インターネットシャットダウン/中国インターネット安全法
インターネットシャットダウンとは
- (政治的な背景から)意図的に通信の中断が行われ、情報が遮断されることです。政権に対する世論操作・選挙の際のイメージ操作などのためにソーシャルメディアのサイト、モバイルアプリケーションの通信が制御・遮断されることがあるのです。中国のネット検閲などがわかりやすい例かと思いますが、 (中国の検閲とインターネットシャットダウンはちょっと別枠の議論のようです。)
このインターネットシャットダウンが近年増加しており、2016年の国連人権理事会でもその人権侵害が強く非難されました。通信や特定のアプリケーションの利用に遮断・制限があった場合、具体的には下記のような影響があります。
- インターネットを利用するビジネス対する阻害
- 離れた家族・友人と連絡がとれなくなる
- インターネット上ので金銭取引に対する阻害
ISOC(Internet Society)からも声明が出ており、最近注目されているトピックとして考えていいと思います。

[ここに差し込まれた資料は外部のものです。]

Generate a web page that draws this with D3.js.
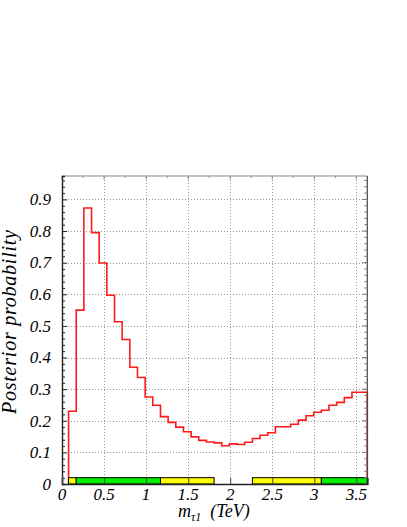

Let's Keep The Internet On For Everyone | Internet Society
アフリカ地域で増加するインターネットシャットダウン
2016年に観測されたインターネットシャットダウンの数は56だったそうですが、そのうちの大部分はアフリカ地域が占めていたと言われており、AFRINIC(アフリカ地域を管轄する地域インターネットレジストリ (RIR))が6/2に声明を出しています。
AFRINICはこの声明が根本的な解決になるとは思っておらず、場合によってはこの声明による状況の悪化も危ぶまれるとしていますが、政策手段としての「インターネットシャットダウン」を放棄するよう呼びかけ、政府に対しステークホルダーとの対話を求めています。
(おまけ)中国のインターネット安全法
6/1に中国政府が出したインターネット上での言論の統制を強化する「インターネット安全法(サイバーセキュリティ法)」があります。もともと中国でFacebookをはじめとする各種SNSの利用が制限されているのは有名は話ですが、これに対し中国人は有料のVPNサービスを利用することで検閲から逃れ、Facebookなどを利用していることが多いです。しかし、このVPNの利用規制が今年の1月に発表され、引き続き6/1にインターネット安全法が施行されました。この場合の「安全」はあくまで中国政府にとっての安全でしかないのですが、この法律により、インターネットのオペレーターは政府からの要請があれば技術的な協力やインターネットの利用者に関する個人の情報を提供する必要があります。
このブログ投稿当時はインターネットシャットダウンと中国のネット検閲問題を同枠で説明してしまいましたが、
- インターネットシャットダウン - 人権的な問題として注目
(アフリカ・インドあたりで議論されることが多い気がします) - 中国のインターネット安全法・検閲 - 経済的な注目を浴びている
(先進国視点から、中国市場への参入・事業展開を阻む観点から)
といった別の文脈で議論されることが多いそうでした。